Compensation under Sec 357A provided by Court is Recommendatory

When a crime is committed, justice should be provided to the victim. But in the process of providing justice, a lot of the time the victim is overlooked as the attention is focused on punishing the accused, to protect the accused’s rights, leading to the victim to take care of themselves, with a little or maybe no assistance. So, the victim is given a financial help/compensation for the agony, expense suffered by them due to the crime.

In the present case of Sumit Kumar Shaw and Ors v. The State of Jharkhand and Anr, the Judicial Commissioner granted the bail to the accused on the terms that it should pay a sum of Rs. 1 lakh in favour of the victim as ad-interim victim compensation, which was then challenged in the High Court.

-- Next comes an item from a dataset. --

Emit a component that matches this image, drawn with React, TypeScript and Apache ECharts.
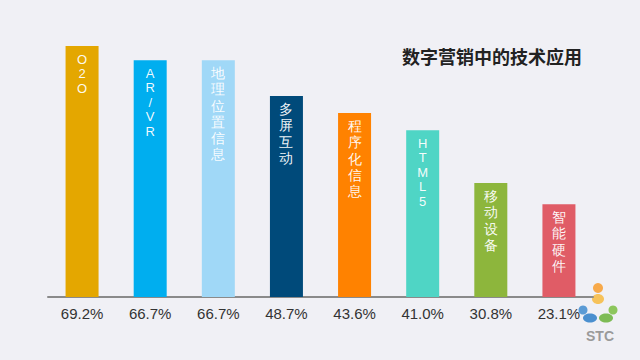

Section 357A of the CrPc states that – (1) Every State Government in co-ordination with the Central Government shall prepare a scheme for providing funds for the purpose of compensation to the victim or his dependents who have suffered loss or injury as a result of the crime and who require rehabilitation. (2) Whenever a recommendation is made by the Court for compensation, the District Legal Service Authority or the State Legal Service Authority, as the case may be, shall decide the quantum of compensation to be awarded under the scheme referred to in sub-section (1)

With regard to the grant of compensation to victim under S 357 A of the CrPc, the Jharkhand High Court observed that an accused person cannot be swindled to pay compensation to the victim since he is still not proven guilty. If done, it would be in opposition to CrPc, and basic principle of criminal jurisprudence that a person is presumed innocent until proven guilty.

The court held that according to Section 357A of CrPc and the scheme framed by the Jharkhand government for granting victims compensation, it is the State or District Legal Services Authority that can fix the quantum of compensation. The court cannot directly fix the amount of victim’s compensation, it can only recommend it.

The judge pointed out that neither Section 357A of CrPc nor the government’s scheme with regard to compensation provides that an accused has to make the payment of compensation. The amount to be paid by compensation to the victim under Section 357A of CrPc is to be provided by the fund created for the purpose by the State. Hence, the State and not the accused has to pay the compensation.

Further, it held that the Court can recommend compensation under Section 357A CrPC at any stage of the trail. It in observance of this emphasised that the compensation cannot be considered as a consideration for the grant of bail, as it would have catastrophic effect.

In view of these findings, the High Court set aside the judgement passed by the Judicial Commissioner.